Extract the lines from the start through the line that holds "Chart.register(...registerables);", both included, omitting all images.

:: Recorded data ::

___

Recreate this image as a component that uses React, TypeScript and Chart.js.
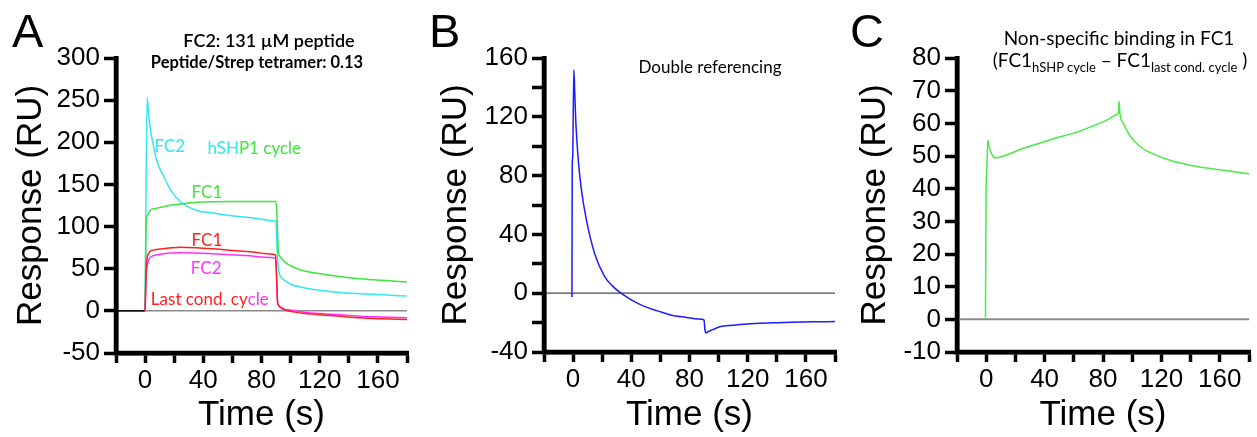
import React, { useEffect, useRef } from "react";
import { Chart, registerables } from "chart.js";

Chart.register(...registerables);

// ---------- Shared axis tick labels ----------
const xTickLabels = [0, 40, 80, 120, 160];
const yTickLabelsA = [-50, 0, 50, 100, 150, 200, 250, 300];
const yTickLabelsB = [-40, 0, 40, 80, 120, 160];
const yTickLabelsC = [-10, 0, 10, 20, 30, 40, 50, 60, 70, 80];

// ---------- Panel A data (time s, response RU) ----------
const tA_FC2_hSHP = [0, 1.4, 2.5, 4, 5.7, 8, 12.6, 18, 24, 35.5, 47, 58, 70, 79, 88, 90, 90.8, 91.5, 92.7, 95, 97.3, 101, 106.5, 115, 124.8, 136, 147.7, 163, 180];
const rA_FC2_hSHP = [0, 253, 232, 212, 196, 178, 160, 142, 130, 119, 116, 113, 111, 109, 106.8, 106.4, 70, 52, 42, 37.5, 34.3, 31, 28.4, 25.5, 23.2, 21.6, 20.4, 19, 17.5];

const tA_FC1_hSHP = [0, 0.8, 1.5, 3.4, 7, 12.6, 18, 24, 35.5, 47, 58, 70, 80, 89.3, 90.4, 91, 91.6, 93, 95, 98, 101.9, 107, 113.3, 124.8, 136, 147.7, 163, 180];
const rA_FC1_hSHP = [0, 108, 113, 119, 121.5, 123.6, 125.5, 126.8, 128.8, 129.4, 129.6, 129.6, 129.6, 129.6, 123, 95, 70, 64, 59.8, 55.5, 52, 48.5, 46, 42.9, 40.3, 38.2, 36.2, 34.3];

const tA_FC1_last = [0, 0.8, 2.3, 4.6, 8, 12.6, 18, 24, 35, 47, 58, 70, 80, 88, 89.6, 90.3, 91, 92, 95, 98, 101.9, 110, 124.8, 136, 147.7, 163, 180];
const rA_FC1_last = [0, 50, 67.7, 71.6, 72.8, 73.6, 74.8, 75.6, 75, 73.6, 72, 70.5, 68.5, 67.2, 66, 45, 12, 6, 2, 0.2, -1.2, -3.2, -5.2, -6.8, -8.3, -9.4, -10.3];

const tA_FC2_last = [0, 0.8, 2.3, 4.6, 8, 12.6, 18, 24, 35, 47, 58, 70, 80, 88, 89.6, 90.3, 91, 92, 95, 98, 101.9, 110, 124.8, 136, 147.7, 163, 180];
const rA_FC2_last = [0, 42, 59.8, 64.5, 66.5, 67.7, 68.5, 68.9, 68.7, 67.7, 66.7, 65.7, 63.8, 63, 62, 42, 10, 5.5, 2.7, 1.2, 0.3, -1.8, -3.6, -5, -6.3, -7.3, -8.3];

const tA_base = [-20, 0];
const rA_base = [0, 0];

// ---------- Panel B data ----------
const tB = [-1.5, -0.8, -0.6, -0.3, 0.5, 1.2, 1.8, 2.6, 3.6, 5.5, 9.1, 14.8, 21.6, 27, 33, 40, 49, 58, 67, 78, 86, 90, 90.6, 91.5, 93, 96, 101.3, 110, 120, 128.6, 140, 150, 165, 180];
const rB = [-2, -2, 88, 92, 152, 135, 118, 104, 90, 72, 50, 27, 11.4, 5, 0, -4.5, -9, -12, -14.8, -16.5, -17.6, -18.2, -25, -27, -26, -24.8, -22.7, -21.8, -21, -20.5, -20.1, -19.8, -19.5, -19.3];

// ---------- Panel C data ----------
const tC = [-0.5, 0, 0.3, 1.1, 2.5, 4.5, 6.3, 9, 15, 25, 37, 48, 60, 72, 82.6, 89.5, 90.5, 91, 91.6, 94, 98, 105, 115, 128, 140, 151, 165, 180];
const rC = [0.5, 42, 45, 54.8, 52, 50, 49.4, 49.6, 50.5, 52.3, 54, 55.5, 57, 59, 61, 62.7, 63.2, 66.8, 63, 60, 56.5, 53, 50.5, 48.4, 47.2, 46.3, 45.5, 44.6];

// zero reference line
const tZero = [-20, 180];
const rZero = [0, 0];

// ---------- styling ----------
const CYAN = "#2fe6f2";
const GREEN = "#3fe43f";
const RED = "#ff2020";
const MAGENTA = "#ff30ff";
const BLUE = "#1c1cff";
const GREEN_C = "#48ec48";

const TICK_FONT = { family: "'Liberation Sans', Arial, sans-serif", size: 26 };
const TITLE_FONT = { family: "'Liberation Sans', Arial, sans-serif", size: 35, lineHeight: 1 };
const NOTE_FAMILY = "Lato, 'Open Sans', sans-serif";
const X_TICK_LEN = 10;
const Y_TICK_LEN = 12;
const AXIS_W = 4.5;
const TICK_W = 3.5;

const pts = (t: number[], v: number[]) => t.map((x, i) => ({ x, y: v[i] }));

// coloured notes placed at data coordinates, plus thick black axis lines
const decorPlugin = {
  id: "decor",
  afterDraw(chart: any) {
    const { ctx, chartArea: ca } = chart;
    const xs = chart.scales.x;
    const ys = chart.scales.y;
    ctx.save();
    ctx.strokeStyle = "#000";
    ctx.lineCap = "butt";
    ctx.lineWidth = AXIS_W;
    ctx.beginPath();
    ctx.moveTo(ca.left, ca.top - TICK_W / 2);
    ctx.lineTo(ca.left, ca.bottom + AXIS_W / 2);
    ctx.moveTo(ca.left - AXIS_W / 2, ca.bottom);
    ctx.lineTo(ca.right + TICK_W / 2, ca.bottom);
    ctx.stroke();
    ctx.restore();

    const labels = chart.config.options.plugins?.decor?.labels || [];
    if (!labels.length) return;
    ctx.save();
    ctx.font = `17px ${NOTE_FAMILY}`;
    ctx.textBaseline = "middle";
    ctx.textAlign = "left";
    labels.forEach((l: any) => {
      const total = l.parts.reduce((w: number, p: any) => w + ctx.measureText(p.text).width, 0);
      let px = xs.getPixelForValue(l.x) - total / 2;
      const py = ys.getPixelForValue(l.y);
      l.parts.forEach((p: any) => {
        ctx.fillStyle = p.color;
        ctx.fillText(p.text, px, py);
        px += ctx.measureText(p.text).width;
      });
    });
    ctx.restore();
  },
};

const annotationsA = [
  { x: 17, y: 195, parts: [{ text: "FC2", color: CYAN }] },
  { x: 75, y: 193, parts: [{ text: "hSH", color: CYAN }, { text: "P1 cycle", color: GREEN }] },
  { x: 42.5, y: 140, parts: [{ text: "FC1", color: GREEN }] },
  { x: 42.5, y: 83, parts: [{ text: "FC1", color: RED }] },
  { x: 42, y: 50, parts: [{ text: "FC2", color: MAGENTA }] },
  { x: 44.5, y: 13, parts: [{ text: "Last cond. cy", color: RED }, { text: "cle", color: MAGENTA }] },
];

function lineDs(data: any[], color: string, width = 1.5, monotone = true) {
  return {
    data,
    borderColor: color,
    backgroundColor: color,
    borderWidth: width,
    pointRadius: 0,
    fill: false,
    cubicInterpolationMode: monotone ? "monotone" : "default",
    tension: 0,
  };
}

function makeOptions(cfg: {
  top: number; right: number; xHeight: number; yWidth: number;
  yMin: number; yMax: number; yStep: number; yLabels: number[];
  yTitlePad: number; labels?: any[];
}) {
  return {
    responsive: false,
    maintainAspectRatio: false,
    animation: false,
    layout: { padding: { left: 0, top: cfg.top, right: cfg.right, bottom: 0 } },
    plugins: {
      legend: { display: false },
      tooltip: { enabled: false },
      title: { display: false },
      decor: { labels: cfg.labels || [] },
    },
    scales: {
      x: {
        type: "linear",
        min: -20,
        max: 180,
        afterFit: (s: any) => { s.height = cfg.xHeight; },
        ticks: {
          stepSize: 20,
          autoSkip: false,
          maxRotation: 0,
          minRotation: 0,
          font: TICK_FONT,
          color: "#000",
          padding: 2,
          callback: (v: any) => (xTickLabels.includes(Number(v)) ? String(v) : ""),
        },
        grid: { display: true, drawOnChartArea: false, drawTicks: true, tickLength: X_TICK_LEN, tickWidth: TICK_W, tickColor: "#000", color: "#000", lineWidth: 3 },
        border: { display: true, color: "#000", width: AXIS_W },
        title: { display: true, text: "Time (s)", font: TITLE_FONT, color: "#000", padding: { top: 0, bottom: 4 } },
      },
      y: {
        type: "linear",
        min: cfg.yMin,
        max: cfg.yMax,
        afterFit: (s: any) => { s.width = cfg.yWidth; },
        ticks: {
          stepSize: cfg.yStep,
          autoSkip: false,
          font: TICK_FONT,
          color: "#000",
          padding: 4,
          callback: (v: any) => (cfg.yLabels.includes(Number(v)) ? String(v) : ""),
        },
        grid: { display: true, drawOnChartArea: false, drawTicks: true, tickLength: Y_TICK_LEN, tickWidth: TICK_W, tickColor: "#000", color: "#000", lineWidth: 3 },
        border: { display: true, color: "#000", width: AXIS_W },
        title: { display: true, text: "Response (RU)", font: TITLE_FONT, color: "#000", padding: { top: cfg.yTitlePad, bottom: 0 } },
      },
    },
  };
}

function ChartCanvas({ left, width, make }: { left: number; width: number; make: () => any }) {
  const ref = useRef<HTMLCanvasElement | null>(null);
  useEffect(() => {
    if (!ref.current) return;
    const chart = new Chart(ref.current, make());
    return () => chart.destroy();
  }, []);
  return (
    <canvas
      ref={ref}
      width={width}
      height={437}
      style={{ position: "absolute", left, top: 0, width, height: 437 }}
    />
  );
}

const makeA = () => ({
  type: "line",
  data: {
    datasets: [
      lineDs(pts(tA_FC1_last, rA_FC1_last), RED),
      lineDs(pts(tA_FC2_last, rA_FC2_last), MAGENTA),
      lineDs(pts(tA_FC1_hSHP, rA_FC1_hSHP), GREEN),
      lineDs(pts(tA_FC2_hSHP, rA_FC2_hSHP), CYAN),
      lineDs(pts(tA_base, rA_base), "#000", 1.5, false),
      lineDs(pts(tZero, rZero), "#8a8a8a", 1.5, false),
    ],
  },
  options: makeOptions({ top: 58, right: 13, xHeight: 84, yWidth: 116, yMin: -50, yMax: 300, yStep: 50, yLabels: yTickLabelsA, yTitlePad: 14, labels: annotationsA }),
  plugins: [decorPlugin],
});

const makeB = () => ({
  type: "line",
  data: {
    datasets: [
      lineDs(pts(tB, rB), BLUE, 1.5),
      lineDs(pts(tZero, rZero), "#4a4a4a", 1.2, false),
    ],
  },
  options: makeOptions({ top: 58, right: 5, xHeight: 85, yWidth: 124, yMin: -40, yMax: 160, yStep: 20, yLabels: yTickLabelsB, yTitlePad: 19 }),
  plugins: [decorPlugin],
});

const makeC = () => ({
  type: "line",
  data: {
    datasets: [
      lineDs(pts(tC, rC), GREEN_C, 1.5),
      lineDs(pts(tZero, rZero), "#8a8a8a", 2, false),
    ],
  },
  options: makeOptions({ top: 58, right: 8, xHeight: 85, yWidth: 117, yMin: -10, yMax: 80, yStep: 10, yLabels: yTickLabelsC, yTitlePad: 18 }),
  plugins: [decorPlugin],
});

const letterStyle: React.CSSProperties = {
  position: "absolute",
  top: 7,
  fontFamily: "'Liberation Sans', Arial, sans-serif",
  fontSize: 47,
  lineHeight: 1,
  color: "#000",
};

function centered(x: number, y: number, extra: React.CSSProperties): React.CSSProperties {
  return {
    position: "absolute",
    left: x,
    top: y,
    transform: "translate(-50%, -50%)",
    whiteSpace: "nowrap",
    fontFamily: NOTE_FAMILY,
    lineHeight: 1,
    color: "#000",
    ...extra,
  };
}

export default function App() {
  return (
    <div style={{ position: "absolute", left: 0, top: 0, width: 1257, height: 437, background: "#fff", overflow: "hidden" }}>
      <ChartCanvas left={0} width={420} make={makeA} />
      <ChartCanvas left={420} width={420} make={makeB} />
      <ChartCanvas left={840} width={417} make={makeC} />

      <div style={{ ...letterStyle, left: 12 }}>A</div>
      <div style={{ ...letterStyle, left: 429 }}>B</div>
      <div style={{ ...letterStyle, left: 850 }}>C</div>

      <div style={centered(269, 40, { fontSize: 18, fontWeight: 600 })}>FC2: 131 µM peptide</div>
      <div style={centered(257, 62, { fontSize: 16.5, fontWeight: 700 })}>Peptide/Strep tetramer: 0.13</div>

      <div style={centered(710, 66, { fontSize: 17 })}>Double referencing</div>

      <div style={centered(1119, 37, { fontSize: 19 })}>Non-specific binding in FC1</div>
      <div style={centered(1120, 62, { fontSize: 19 })}>
        (FC1<sub style={{ fontSize: 13, verticalAlign: "-5px" }}>hSHP cycle</sub> – FC1
        <sub style={{ fontSize: 13, verticalAlign: "-5px" }}>last cond. cycle</sub> )
      </div>
    </div>
  );
}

___

:: Response to the task ::
Recreate this image as a component that uses React, TypeScript and Chart.js.
import React, { useEffect, useRef } from "react";
import { Chart, registerables } from "chart.js";

Chart.register(...registerables);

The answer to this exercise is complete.